For progress in karma yoga, we need a foundation: (1) righteousness in our karma (actions), (2) lack of attachment to the results of our karma, and (3) faith in God,* who grants the results of all karma. Gandhi’s approach in India’s independence movement demonstrated his perfection in karma yoga.
“For Gandhi, independence of India by expelling members of the imperialist team out of India by any means was not the objective; as his Hind Swaraj says, removing any attachment of the Indian native to the British way of thinking and living, which he perceived as the reason for British presence in India, was the primary motive.” This spiritual action plan was fully harmonized with the Bhagavad Gita, which holds that “controlling sense organs by force is not ample for spiritual rise, but all desires have to be purged from the mind.” And due to Gandhi’s spiritual goal, alignment with dharma, and faith in God, “only righteous tools like satyagraha, compassion, and ahimsa could be used to gain independence of thought and territory from the British.”

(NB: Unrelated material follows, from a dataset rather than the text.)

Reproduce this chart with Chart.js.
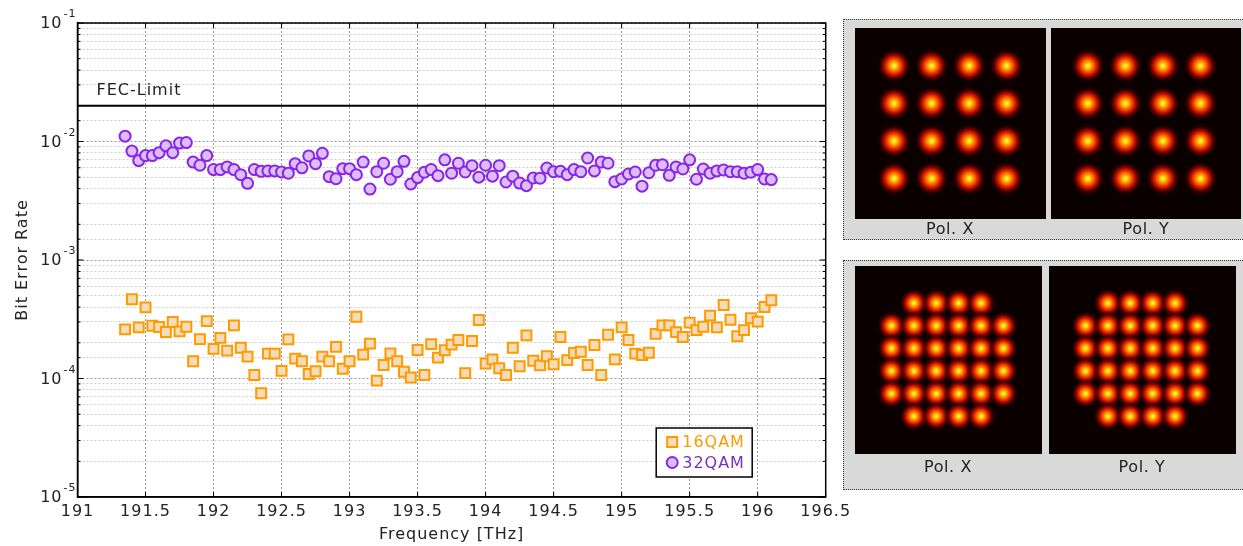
<!DOCTYPE html>
<html>
<head>
<meta charset="utf-8">
<script src="https://cdn.jsdelivr.net/npm/chart.js@4/dist/chart.umd.min.js"></script>
<style>
body { margin: 0; width: 1243px; height: 546px; overflow: hidden; background: #fff; font-family: "DejaVu Sans", sans-serif; }
canvas { position: absolute; }
.box { position: absolute; left: 843px; width: 420px; background: #d9d9d9; border: 1.5px dotted #333; box-sizing: border-box; }
.lbl { position: absolute; width: 120px; margin-left: -60px; text-align: center; font-size: 16px; color: #222; letter-spacing: 0.6px; }
</style>
</head>
<body>
<canvas id="main" width="858" height="546" style="left:0;top:0"></canvas>

<div class="box" style="top:19px;height:221px"></div>
<div class="box" style="top:260px;height:230px"></div>

<canvas id="c16x" width="191" height="191" style="left:855px;top:28px"></canvas>
<canvas id="c16y" width="190" height="191" style="left:1051px;top:28px"></canvas>
<canvas id="c32x" width="187" height="188" style="left:855px;top:266px"></canvas>
<canvas id="c32y" width="187" height="188" style="left:1049px;top:266px"></canvas>

<div class="lbl" style="left:950px;top:219px">Pol. X</div>
<div class="lbl" style="left:1146px;top:219px">Pol. Y</div>
<div class="lbl" style="left:948px;top:457px">Pol. X</div>
<div class="lbl" style="left:1142px;top:457px">Pol. Y</div>

<script>
// channel frequencies [THz]
var freqs = [
    191.35, 191.40, 191.45, 191.50, 191.55, 191.60, 191.65, 191.70, 191.75, 191.80,
    191.85, 191.90, 191.95, 192.00, 192.05, 192.10, 192.15, 192.20, 192.25, 192.30,
    192.35, 192.40, 192.45, 192.50, 192.55, 192.60, 192.65, 192.70, 192.75, 192.80,
    192.85, 192.90, 192.95, 193.00, 193.05, 193.10, 193.15, 193.20, 193.25, 193.30,
    193.35, 193.40, 193.45, 193.50, 193.55, 193.60, 193.65, 193.70, 193.75, 193.80,
    193.85, 193.90, 193.95, 194.00, 194.05, 194.10, 194.15, 194.20, 194.25, 194.30,
    194.35, 194.40, 194.45, 194.50, 194.55, 194.60, 194.65, 194.70, 194.75, 194.80,
    194.85, 194.90, 194.95, 195.00, 195.05, 195.10, 195.15, 195.20, 195.25, 195.30,
    195.35, 195.40, 195.45, 195.50, 195.55, 195.60, 195.65, 195.70, 195.75, 195.80,
    195.85, 195.90, 195.95, 196.00, 196.05, 196.10
];

var ber16 = [
    2.6e-4, 4.66e-4, 2.7e-4, 3.98e-4, 2.79e-4, 2.72e-4, 2.47e-4, 3.0e-4, 2.5e-4, 2.73e-4,
    1.4e-4, 2.15e-4, 3.05e-4, 1.78e-4, 2.2e-4, 1.72e-4, 2.81e-4, 1.82e-4, 1.53e-4, 1.07e-4,
    7.5e-5, 1.62e-4, 1.62e-4, 1.16e-4, 2.14e-4, 1.47e-4, 1.4e-4, 1.09e-4, 1.15e-4, 1.53e-4,
    1.4e-4, 1.85e-4, 1.21e-4, 1.4e-4, 3.32e-4, 1.59e-4, 1.97e-4, 9.6e-5, 1.3e-4, 1.63e-4,
    1.4e-4, 1.14e-4, 1.02e-4, 1.74e-4, 1.07e-4, 1.95e-4, 1.5e-4, 1.73e-4, 1.93e-4, 2.11e-4,
    1.11e-4, 2.07e-4, 3.12e-4, 1.34e-4, 1.45e-4, 1.22e-4, 1.07e-4, 1.82e-4, 1.27e-4, 2.31e-4,
    1.41e-4, 1.29e-4, 1.54e-4, 1.32e-4, 2.24e-4, 1.43e-4, 1.64e-4, 1.68e-4, 1.3e-4, 1.92e-4,
    1.07e-4, 2.34e-4, 1.45e-4, 2.7e-4, 2.11e-4, 1.62e-4, 1.58e-4, 1.65e-4, 2.38e-4, 2.81e-4,
    2.81e-4, 2.46e-4, 2.24e-4, 2.96e-4, 2.56e-4, 2.73e-4, 3.39e-4, 2.7e-4, 4.17e-4, 3.13e-4,
    2.27e-4, 2.56e-4, 3.22e-4, 3.02e-4, 4.01e-4, 4.57e-4
];

var ber32 = [
    1.11e-2, 8.3e-3, 6.9e-3, 7.6e-3, 7.6e-3, 8.05e-3, 9.2e-3, 8.05e-3, 9.7e-3, 9.8e-3,
    6.7e-3, 6.3e-3, 7.6e-3, 5.8e-3, 5.8e-3, 6.1e-3, 5.8e-3, 5.25e-3, 4.44e-3, 5.8e-3,
    5.6e-3, 5.65e-3, 5.65e-3, 5.53e-3, 5.4e-3, 6.5e-3, 6.0e-3, 7.55e-3, 6.5e-3, 7.95e-3,
    5.05e-3, 4.85e-3, 5.9e-3, 5.9e-3, 5.25e-3, 6.7e-3, 3.97e-3, 5.56e-3, 6.55e-3, 4.8e-3,
    5.56e-3, 6.8e-3, 4.38e-3, 4.96e-3, 5.5e-3, 5.8e-3, 5.15e-3, 7.0e-3, 5.4e-3, 6.55e-3,
    5.53e-3, 6.25e-3, 5.0e-3, 6.3e-3, 5.1e-3, 6.25e-3, 4.55e-3, 5.1e-3, 4.46e-3, 4.24e-3,
    4.92e-3, 4.9e-3, 5.97e-3, 5.56e-3, 5.6e-3, 5.25e-3, 5.8e-3, 5.56e-3, 7.26e-3, 5.65e-3,
    6.7e-3, 6.55e-3, 4.58e-3, 4.83e-3, 5.32e-3, 5.53e-3, 4.2e-3, 5.45e-3, 6.3e-3, 6.37e-3,
    5.18e-3, 6.1e-3, 5.86e-3, 7.0e-3, 4.8e-3, 5.86e-3, 5.4e-3, 5.65e-3, 5.75e-3, 5.56e-3,
    5.56e-3, 5.4e-3, 5.5e-3, 5.8e-3, 4.83e-3, 4.77e-3
];

var fecLimit = 2e-2;
var fecText = "FEC-Limit";
var xTicks = [191, 191.5, 192, 192.5, 193, 193.5, 194, 194.5, 195, 195.5, 196, 196.5];

// constellation grids (I / Q)
var qam16I = [-3, -1, 1, 3, -3, -1, 1, 3, -3, -1, 1, 3, -3, -1, 1, 3];
var qam16Q = [3, 3, 3, 3, 1, 1, 1, 1, -1, -1, -1, -1, -3, -3, -3, -3];
var qam32I = [-3, -1, 1, 3,
              -5, -3, -1, 1, 3, 5,
              -5, -3, -1, 1, 3, 5,
              -5, -3, -1, 1, 3, 5,
              -5, -3, -1, 1, 3, 5,
              -3, -1, 1, 3];
var qam32Q = [5, 5, 5, 5,
              3, 3, 3, 3, 3, 3,
              1, 1, 1, 1, 1, 1,
              -1, -1, -1, -1, -1, -1,
              -3, -3, -3, -3, -3, -3,
              -5, -5, -5, -5];

var FONT = "'DejaVu Sans'";

function isDecade(v) {
    var l = Math.log10(v);
    return Math.abs(l - Math.round(l)) < 1e-6;
}

// wide tracking like the original export
var spacing = {
    id: "spacing",
    beforeUpdate: function(chart) { chart.ctx.letterSpacing = "1px"; },
    beforeDraw: function(chart) { chart.ctx.letterSpacing = "1px"; }
};

// frame, inward ticks, y labels with exponents, FEC label
var framePlugin = {
    id: "frame",
    afterDraw: function(chart) {
        var ctx = chart.ctx, a = chart.chartArea;
        var xs = chart.scales.x, ys = chart.scales.y;
        ctx.save();
        ctx.strokeStyle = "#000";
        ctx.lineWidth = 1;
        ctx.beginPath();
        xs.ticks.forEach(function(t) {
            var px = xs.getPixelForValue(t.value);
            ctx.moveTo(px, a.bottom); ctx.lineTo(px, a.bottom - 5);
            ctx.moveTo(px, a.top); ctx.lineTo(px, a.top + 5);
        });
        ys.ticks.forEach(function(t) {
            var py = ys.getPixelForValue(t.value);
            var len = isDecade(t.value) ? 6 : 3;
            ctx.moveTo(a.left, py); ctx.lineTo(a.left + len, py);
            ctx.moveTo(a.right, py); ctx.lineTo(a.right - len, py);
        });
        ctx.stroke();
        ctx.lineWidth = 1.5;
        ctx.strokeRect(a.left, a.top, a.right - a.left, a.bottom - a.top);

        ctx.fillStyle = "#222";
        ctx.textAlign = "right";
        ys.ticks.forEach(function(t) {
            if (!isDecade(t.value)) return;
            var py = ys.getPixelForValue(t.value);
            var ex = String(Math.round(Math.log10(t.value)));
            ctx.font = "11px " + FONT;
            ctx.textBaseline = "alphabetic";
            ctx.fillText(ex, a.left - 1, py - 6);
            var w = ctx.measureText(ex).width;
            ctx.font = "16px " + FONT;
            ctx.textBaseline = "middle";
            ctx.fillText("10", a.left - 2 - w, py + 1);
        });

        ctx.textAlign = "left";
        ctx.textBaseline = "alphabetic";
        ctx.font = "16px " + FONT;
        ctx.fillText(fecText, a.left + 19, ys.getPixelForValue(fecLimit) - 11);
        ctx.restore();
    }
};

// legend box inside the plot
var boxLegend = {
    id: "boxLegend",
    afterDraw: function(chart) {
        var ctx = chart.ctx, a = chart.chartArea;
        var w = 96, h = 49;
        var x0 = a.right - 169.5, y0 = a.bottom - 69;
        ctx.save();
        ctx.fillStyle = "#fff";
        ctx.fillRect(x0, y0, w, h);
        ctx.strokeStyle = "#000";
        ctx.lineWidth = 1.5;
        ctx.strokeRect(x0, y0, w, h);
        ctx.font = "16px " + FONT;
        ctx.textBaseline = "middle";
        var sets = chart.data.datasets.filter(function(d) { return d.legendText; });
        sets.forEach(function(d, i) {
            var cy = y0 + 14 + i * 20.5;
            ctx.fillStyle = d.backgroundColor;
            ctx.strokeStyle = d.borderColor;
            ctx.lineWidth = 2;
            ctx.beginPath();
            if (d.pointStyle === "rect") ctx.rect(x0 + 11, cy - 5, 10, 10);
            else ctx.arc(x0 + 16, cy, 5.5, 0, Math.PI * 2);
            ctx.fill();
            ctx.stroke();
            ctx.fillStyle = d.legendText;
            ctx.fillText(d.label, x0 + 26, cy + 1);
        });
        ctx.restore();
    }
};

new Chart(document.getElementById("main"), {
    type: "scatter",
    data: {
        datasets: [{
            label: "FEC",
            type: "line",
            data: [{x: xTicks[0], y: fecLimit}, {x: xTicks[xTicks.length - 1], y: fecLimit}],
            borderColor: "#000",
            borderWidth: 2,
            pointRadius: 0
        }, {
            label: "16QAM",
            data: freqs.map(function(f, i) { return {x: f, y: ber16[i]}; }),
            pointStyle: "rect",
            pointRadius: 7,
            borderWidth: 2,
            borderColor: "#ff9a00",
            backgroundColor: "#f3dcb8",
            legendText: "#ff9a00"
        }, {
            label: "32QAM",
            data: freqs.map(function(f, i) { return {x: f, y: ber32[i]}; }),
            pointStyle: "circle",
            pointRadius: 5.5,
            borderWidth: 2,
            borderColor: "#8a24e6",
            backgroundColor: "#dbbdfc",
            legendText: "#7a30b8"
        }]
    },
    options: {
        responsive: false,
        animation: false,
        events: [],
        layout: {padding: {left: 0, right: 32.3, top: 23, bottom: 0}},
        plugins: {legend: {display: false}, tooltip: {enabled: false}},
        scales: {
            x: {
                type: "linear",
                min: xTicks[0],
                max: xTicks[xTicks.length - 1],
                afterBuildTicks: function(s) { s.ticks = xTicks.map(function(v) { return {value: v}; }); },
                afterFit: function(s) { s.height = 49; },
                grid: {color: "#9a9a9a", drawTicks: false},
                border: {color: "#000", width: 1.5, dash: [2, 2]},
                ticks: {
                    color: "#222",
                    font: {family: "DejaVu Sans", size: 16},
                    padding: 5,
                    autoSkip: false,
                    maxRotation: 0,
                    callback: function(v) { return String(v); }
                },
                title: {display: true, text: "Frequency [THz]", color: "#222",
                        font: {family: "DejaVu Sans", size: 16}, padding: {top: 0, bottom: 2}}
            },
            y: {
                type: "logarithmic",
                min: 1e-5,
                max: 1e-1,
                afterFit: function(s) { s.width = 77.5; },
                grid: {
                    drawTicks: false,
                    color: function(c) { return c.tick && isDecade(c.tick.value) ? "#9a9a9a" : "#cfcfcf"; }
                },
                border: {color: "#000", width: 1.5, dash: [2, 2]},
                ticks: {
                    autoSkip: false,
                    callback: function() { return ""; }
                },
                title: {display: true, text: "Bit Error Rate", color: "#222",
                        font: {family: "DejaVu Sans", size: 16}, padding: {top: 13, bottom: 0}}
            }
        }
    },
    plugins: [spacing, framePlugin, boxLegend]
});

// constellation heat spots
function makeSpot(size) {
    var c = document.createElement("canvas");
    c.width = size; c.height = size;
    var g = c.getContext("2d");
    var r = size / 2;
    var grad = g.createRadialGradient(r, r, 0, r, r, r);
    grad.addColorStop(0, "#ffff70");
    grad.addColorStop(0.1, "#ffe41c");
    grad.addColorStop(0.26, "#ff9200");
    grad.addColorStop(0.45, "#ee3200");
    grad.addColorStop(0.65, "rgba(175,8,0,0.8)");
    grad.addColorStop(0.84, "rgba(80,0,0,0.45)");
    grad.addColorStop(1, "rgba(20,0,0,0)");
    g.fillStyle = grad;
    g.fillRect(0, 0, size, size);
    return c;
}

var darkBg = {
    id: "darkBg",
    beforeDraw: function(chart) {
        chart.ctx.fillStyle = "#0b0000";
        chart.ctx.fillRect(0, 0, chart.width, chart.height);
    }
};

function constellation(id, I, Q, range, spot) {
    new Chart(document.getElementById(id), {
        type: "scatter",
        data: {
            datasets: [{
                data: I.map(function(v, i) { return {x: v, y: Q[i]}; }),
                pointStyle: spot,
                pointRadius: spot.width / 2
            }]
        },
        options: {
            responsive: false,
            animation: false,
            events: [],
            layout: {padding: 0},
            plugins: {legend: {display: false}, tooltip: {enabled: false}},
            scales: {
                x: {display: false, min: range[0], max: range[1]},
                y: {display: false, min: range[2], max: range[3]}
            }
        },
        plugins: [darkBg]
    });
}

var spot16 = makeSpot(34);
var spot32 = makeSpot(29);
constellation("c16x", qam16I, qam16Q, [-4.12, 4.14, -4.2, 4.05], spot16);
constellation("c16y", qam16I, qam16Q, [-4.0, 4.2, -4.2, 4.05], spot16);
constellation("c32x", qam32I, qam32Q, [-6.87, 7.06, -6.97, 6.9], spot32);
constellation("c32y", qam32I, qam32Q, [-6.87, 7.06, -6.97, 6.9], spot32);
</script>
</body>
</html>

“History tells us that there were instances that could have accelerated the independence movement by means that did not appear to be righteous, but he did not utilize them. Because of a higher focus on the morality of the chosen path than the object itself, he supposedly did not have a deadline in his mind to accomplish the task of independence.” This disattachment to results, no matter how significant they appear to an observer in the material world, is the key to our attaining perfection in karma yoga.
While Gandhi will always be remembered as a karma yogi, we can not ignore the devotional colors he had added to his yoga by coupling it with other spiritual practices including chanting, fasting, writing, and remembrance of God during work.
Happy Gandhi Jayanti!
*Though karma yoga works for an atheist as well, faith in God is required in the popular version(s) of karma yoga, supported by the Gita.
All quoted text is from Devotional Hinduism: Creating Impressions for God (iUniverse, 2008).